Bowles reminisced about another wild moment in his baseball career. It came late in the 1962 season at Monroe.

“Grimes (Parker) was pitching,” he said. “Evidently I showed my rear. I got to arguing with the umpire. I told the umpire: ‘I’m going to turn the pitch loose and let it hit you.’ The ump said: ‘The ball was right here.’ I said: ‘No, it was a bad call.’ He went over there and told Peeler: ‘If he doesn’t shut up, he’s outta here.’ Coach Peeler had to come over and talk to me.”

There’s more on Bowles’ resume. After shining in the East-West game, he earned a football scholarship to Western Carolina. He wasted little time asserting himself, breaking into the starting lineup as a freshman. He was a full-time starter for three years.

He entered college between 260 and 270 pounds, but he became a well-chiseled, 230-pound machine.

“I wore 46 pants at one time,” he said. “They ran what they called ‘Fat Boys.’ The Fat Boys had two-a-days – 45 minutes in the morning and 45 minutes in the afternoon. It was fat man practice. I got down to 34 pants. I got in real good shape and learned how to run. I ran all the time. Five miles never bothered me.”

Bowles was good enough to be named one of the team captains as a junior and senior. He was all-conference and all-district as a 1967 senior, when he helped the Catamounts to 7-3.

On offense, he played mostly tackle and some guard. He played some defense as a freshman and sophomore.

“I just loved contact,” he said. “I hated for spring practice to be over. Everybody else was happy. I said: ‘Heck, there’s no more contact for a while.’”

Bowles started his long teaching and coaching career at Briarcliff High in Atlanta, Ga., in 1967. He was a football assistant, head coach in wrestling and baseball and athletic director. Talk about a full plate.

“I was a young man and nobody wanted it,” he said. “They put it on me. Nobody really got mad. I was going to class, too, at Georgia Tech.”

After spending three-plus years at Briarcliff, Bowles moved to Gaffney High (S.C.), coaching football, wrestling and golf for six years. He found a home at East Rowan, coaching and teaching there for 28 years. He retired from teaching in 2003. He was a substitute teacher in Rowan County until 2009. He joined Scott Young’s football staff at West Rowan in 2004, and he helped the Falcons win three state championships.

Linemen are not always as widely appreciated as they should be, so John Grimes was glad Bowles was voted into the Davie hall of fame. His respect for Bowles was enormous.
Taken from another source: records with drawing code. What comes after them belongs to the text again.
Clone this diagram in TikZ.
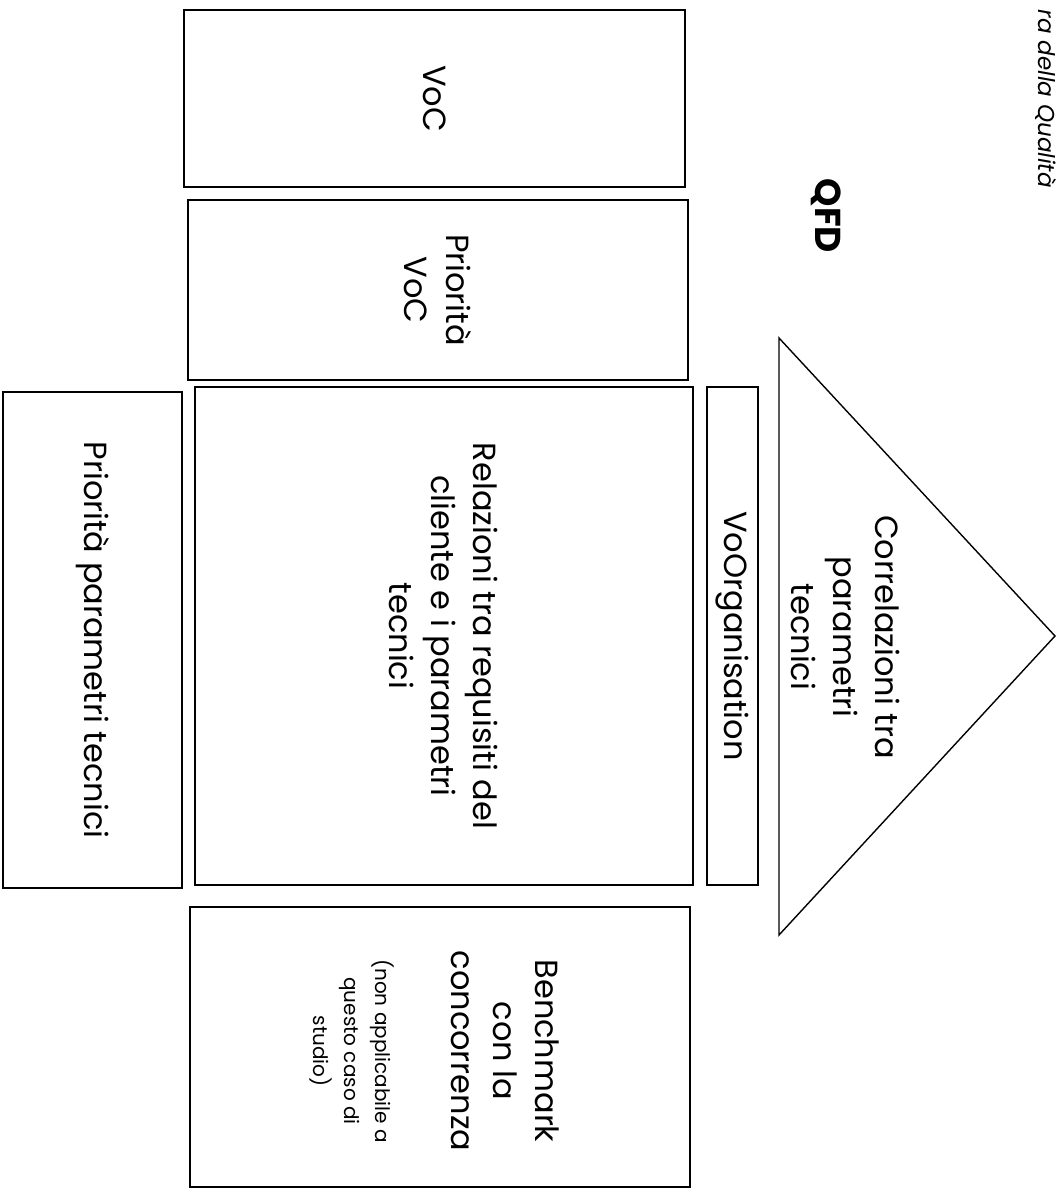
\documentclass[tikz,border=0pt]{standalone}
\usepackage{fontspec}
\setmainfont{Poppins}
\begin{document}
\begin{tikzpicture}[x=1pt,y=-1pt,
  box/.style={draw,line width=1.6pt,rotate=-90,align=center,inner sep=0pt,
    font=\fontsize{32}{42}\selectfont},
  txt/.style={rotate=-90,align=center,inner sep=0pt,
    font=\fontsize{32}{42}\selectfont}]
\useasboundingbox (0,0) rectangle (1061,1190);
% rotated boxes: minimum width = vertical size, minimum height = horizontal size
\node[box,minimum width=177pt,minimum height=501pt] (voc) at (434.5,98.5) {VoC};
\node[box,minimum width=180pt,minimum height=500pt] (vocprio) at (438,290) {Priorità\\VoC};
\node[box,minimum width=498pt,minimum height=498pt] (rel) at (444,636)
  {Relazioni tra requisiti del\\cliente e i parametri\\tecnici};
\node[box,minimum width=498pt,minimum height=51pt] (voorg) at (732.5,636) {VoOrganisation};
\node[box,minimum width=496pt,minimum height=179pt] (tecprio) at (92.5,640)
  {Priorità parametri tecnici};
\node[box,minimum width=280pt,minimum height=500pt] (bench) at (440,1047) {};
\node[txt] (benchtxt) at (505,1051) {Benchmark\\con la\\concorrenza};
\node[txt,font=\fontsize{20}{31}\selectfont] (benchnote) at (352,1051)
  {(non applicabile a\\questo caso di\\studio)};
% roof
\coordinate (ttop) at (779,338);
\coordinate (tapex) at (1055,636);
\coordinate (tbot) at (779,935);
\draw[line width=1.4pt] (ttop) -- (tapex) -- (tbot) -- cycle;
\node[txt] (corr) at (846,637) {Correlazioni tra\\parametri\\tecnici};
% title
\node[txt,font=\bfseries\fontsize{36}{42}\selectfont] (qfd) at (826,216) {QFD};
\node[txt,anchor=east,font=\itshape\fontsize{23}{28}\selectfont] (title) at (1046,188)
  {ra della Qualità};
\end{tikzpicture}
\end{document}
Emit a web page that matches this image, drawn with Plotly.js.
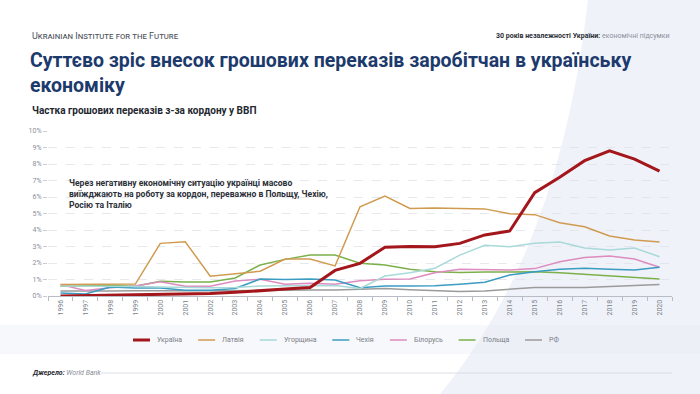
<!DOCTYPE html>
<html>
<head>
<meta charset="utf-8">
<script src="https://cdn.plot.ly/plotly-3.0.1.min.js"></script>
<style>
html,body{margin:0;padding:0;background:#fff;}
#chart{width:700px;height:394px;}
</style>
</head>
<body>
<div id="chart"></div>
<script>
// ---- data ----
const years = ["1996","1997","1998","1999","2000","2001","2002","2003","2004","2005","2006","2007","2008","2009","2010","2011","2012","2013","2014","2015","2016","2017","2018","2019","2020"];
const ukraine = [0.0,0.02,0.04,0.06,0.08,0.12,0.15,0.22,0.3,0.42,0.52,1.55,1.98,2.96,3.0,2.99,3.19,3.7,3.94,6.26,7.2,8.2,8.8,8.3,7.57];
const latvia  = [0.7,0.7,0.7,0.72,3.19,3.29,1.2,1.33,1.5,2.24,2.24,1.82,5.41,6.06,5.31,5.33,5.31,5.28,4.99,4.93,4.44,4.2,3.64,3.39,3.27];
const hungary = [0.6,0.6,0.6,0.58,0.55,0.52,0.5,0.52,0.6,0.62,0.62,0.63,0.46,1.21,1.41,1.68,2.48,3.07,2.99,3.19,3.27,2.91,2.79,2.91,2.38];
const czechia = [0.18,0.12,0.55,0.49,0.49,0.35,0.35,0.45,1.03,1.0,1.03,0.97,0.5,0.6,0.6,0.62,0.71,0.83,1.27,1.47,1.62,1.68,1.62,1.58,1.74];
const belarus = [0.69,0.34,0.5,0.6,0.86,0.59,0.59,0.91,1.01,0.71,0.77,0.71,0.93,1.01,1.03,1.41,1.62,1.62,1.58,1.66,2.08,2.34,2.42,2.24,1.74];
const poland  = [0.59,0.6,0.63,0.59,0.89,0.85,0.85,1.09,1.88,2.22,2.48,2.48,1.98,1.88,1.62,1.47,1.43,1.45,1.45,1.47,1.41,1.31,1.21,1.11,1.03];
const russia  = [0.3,0.28,0.3,0.32,0.34,0.32,0.32,0.34,0.35,0.36,0.36,0.36,0.42,0.46,0.38,0.32,0.28,0.3,0.4,0.52,0.52,0.52,0.57,0.65,0.69];
const seriesNames = ["Україна","Латвія","Угорщина","Чехія","Білорусь","Польща","РФ"];
const seriesValues = [ukraine, latvia, hungary, czechia, belarus, poland, russia];

// ---- styles ----
const colors = ["#a3171c","#d09b50","#a9d9d9","#3a9cc0","#dc8cbf","#7bb04a","#9b9b9b"];
const widths = [3,1.5,1.5,1.5,1.5,1.5,1.5];
const FONT = "Roboto, 'Noto Sans', sans-serif";

const W = 700, H = 394;
const L = 48, R = 28, T = 131, B = 98;
const PW = W - L - R, PH = H - T - B;
const px = x => (x - L) / PW;
const py = y => (H - B - y) / PH;

// traces: draw Ukraine last (on top)
const traces = [];
for (let i = seriesNames.length - 1; i >= 0; i--) {
  traces.push({
    type: "scatter", mode: "lines", name: seriesNames[i],
    x: years, y: seriesValues[i],
    line: {color: colors[i], width: widths[i]},
    showlegend: false, hoverinfo: "skip"
  });
}

const shapes = [];
const annotations = [];

// background decorations
shapes.push({type:"path", xref:"paper", yref:"paper", layer:"below",
  path:`M ${px(588)} ${py(0)} Q ${px(560)} ${py(250)} ${px(440)} ${py(394)} L ${px(700)} ${py(394)} L ${px(700)} ${py(0)} Z`,
  fillcolor:"#f0f2f9", line:{width:0}});
shapes.push({type:"rect", xref:"paper", yref:"paper", layer:"below",
  x0:px(0), x1:px(700), y0:py(354), y1:py(325), fillcolor:"rgba(232,235,243,0.35)", line:{width:0}});

// header
annotations.push({xref:"paper", yref:"paper", x:px(30), y:py(36), xanchor:"left", yanchor:"middle", showarrow:false,
  text:"Ukrainian Institute for the Future", font:{family:FONT, size:9, color:"#4a4f5a", variant:"small-caps"}});
annotations.push({xref:"paper", yref:"paper", x:px(672), y:py(36), xanchor:"right", yanchor:"middle", showarrow:false,
  text:"<b>30 років незалежності України:</b> <span style='color:#8a8f99'>економічні підсумки</span>",
  font:{family:FONT, size:7, color:"#2a2e36"}});
// subtitle
annotations.push({xref:"paper", yref:"paper", x:px(30), y:py(110), xanchor:"left", yanchor:"middle", showarrow:false,
  text:"<b>Частка грошових переказів з-за кордону у ВВП</b>", font:{family:FONT, size:10, color:"#23272f"}});
// note
annotations.push({xref:"paper", yref:"paper", x:px(67), y:py(176), xanchor:"left", yanchor:"top", align:"left", showarrow:false,
  text:"<b>Через негативну економічну ситуацію українці масово<br>виїжджають на роботу за кордон, переважно в Польщу, Чехію,<br>Росію та Італію</b>",
  font:{family:FONT, size:8.6, color:"#2d3038"}});
// source
annotations.push({xref:"paper", yref:"paper", x:px(30), y:py(373), xanchor:"left", yanchor:"middle", showarrow:false,
  text:"<b><i>Джерело:</i></b> <i><span style='color:#8a8f99'>World Bank</span></i>", font:{family:FONT, size:7, color:"#23272f"}});
shapes.push({type:"line", xref:"paper", yref:"paper", x0:px(101), x1:px(672), y0:py(373), y1:py(373), line:{color:"#d3d6de", width:0.8}});

// custom legend
const cv = document.createElement("canvas").getContext("2d");
const legFont = 7;
cv.font = legFont + "px Roboto";
let lx = 133;
const ly = 340;
for (let i = 0; i < seriesNames.length; i++) {
  shapes.push({type:"line", xref:"paper", yref:"paper", x0:px(lx), x1:px(lx+17), y0:py(ly), y1:py(ly),
    line:{color:colors[i], width: i === 0 ? 3 : 1.5}});
  annotations.push({xref:"paper", yref:"paper", x:px(lx+22), y:py(ly), xanchor:"left", yanchor:"middle", showarrow:false,
    text: seriesNames[i], font:{family:FONT, size:legFont, color:"#7a7f88"}});
  lx = lx + 22 + cv.measureText(seriesNames[i]).width + 18;
}

const layout = {
  width: W, height: H,
  margin: {l:L, r:R, t:T, b:B, pad:0},
  paper_bgcolor: "rgba(255,255,255,0)",
  plot_bgcolor: "rgba(0,0,0,0)",
  showlegend: false,
  font: {family: FONT},
  title: {
    text: "<b>Суттєво зріс внесок грошових переказів заробітчан в українську<br>економіку</b>",
    x: 30/W, xanchor: "left", xref: "container",
    y: 1 - 66.5/H, yanchor: "middle", yref: "container",
    font: {family: FONT, size: 19.5, color: "#1c3a6c"}
  },
  xaxis: {
    type: "category", range: [-0.5, 24.5],
    tickson: "boundaries", ticks: "outside", ticklen: 4, tickcolor: "#b9bcc4", tickwidth: 1,
    showline: true, linecolor: "#b9bcc4", linewidth: 1,
    showgrid: false, zeroline: false,
    tickangle: -90, tickfont: {family: FONT, size: 7, color: "#7a7f88"}
  },
  yaxis: {
    range: [0, 10], dtick: 1, tick0: 0, ticksuffix: "%",
    ticks: "outside", ticklen: 4, tickcolor: "#c9ccd3",
    showgrid: true, gridcolor: "#dfe2e8", griddash: "dash", gridwidth: 0.8,
    zeroline: false, showline: false,
    tickfont: {family: FONT, size: 7, color: "#8a8f99"}
  },
  shapes: shapes,
  annotations: annotations
};

Plotly.newPlot("chart", traces, layout, {staticPlot: true, displayModeBar: false});
</script>
</body>
</html>
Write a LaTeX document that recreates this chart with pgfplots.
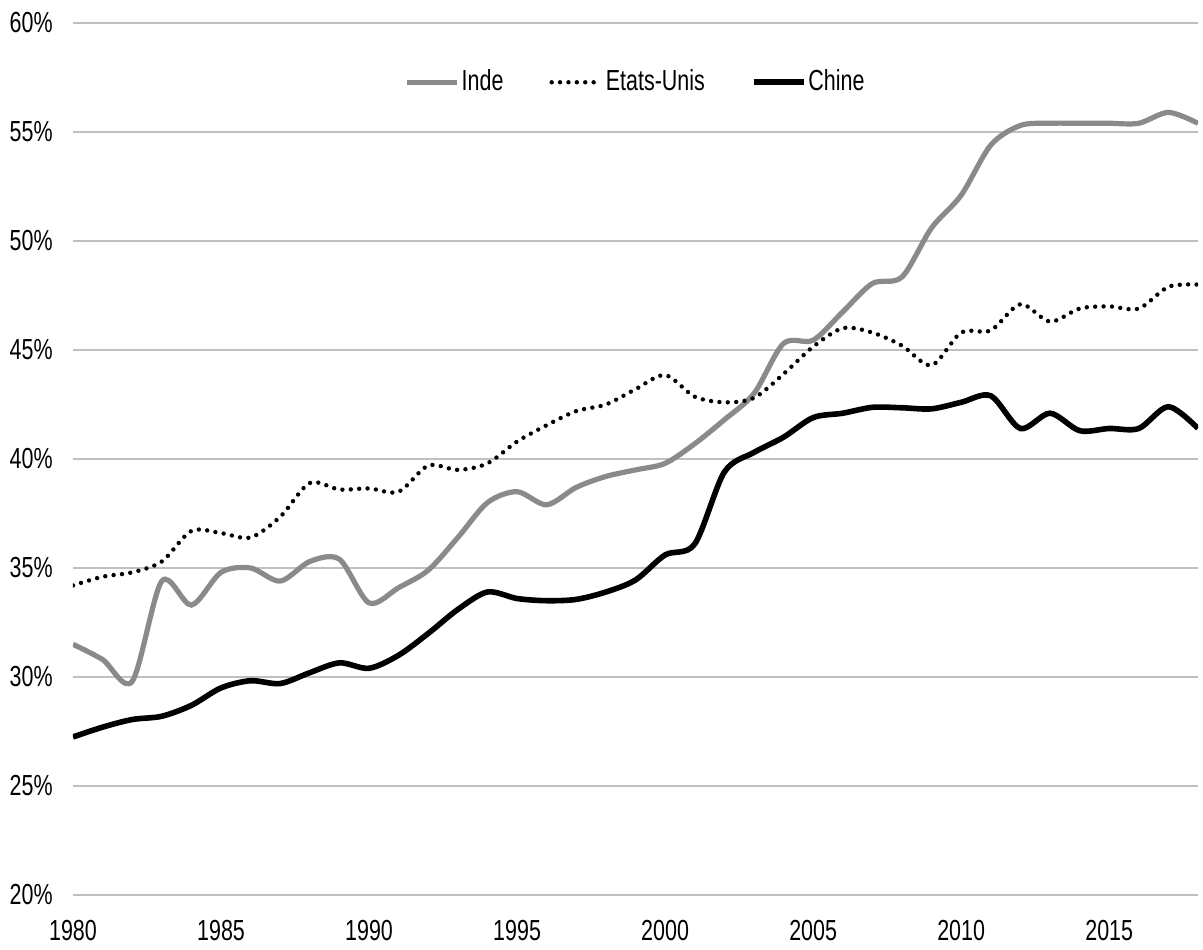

“Of the people I practiced against and played against at Davie, Ed was the most bone-jarring, tooth-loosening hitter,” said Grimes, who enjoyed a solid football career at Wake Forest and was named to the Davie HOF in 2007. Grimes passed away in 2020. “When he hit you, you knew it. He was quick. I mean extra quick to be a lineman. He was strong. Just natural strength. When he tackled you, the backs wanted to find out what number that guy was so they could stay away from him. He was a headhunter. And he was a very intelligent player.

“He was super on the baseball team, too. He could hit and he had speed. For a lineman, he had excellent speed.”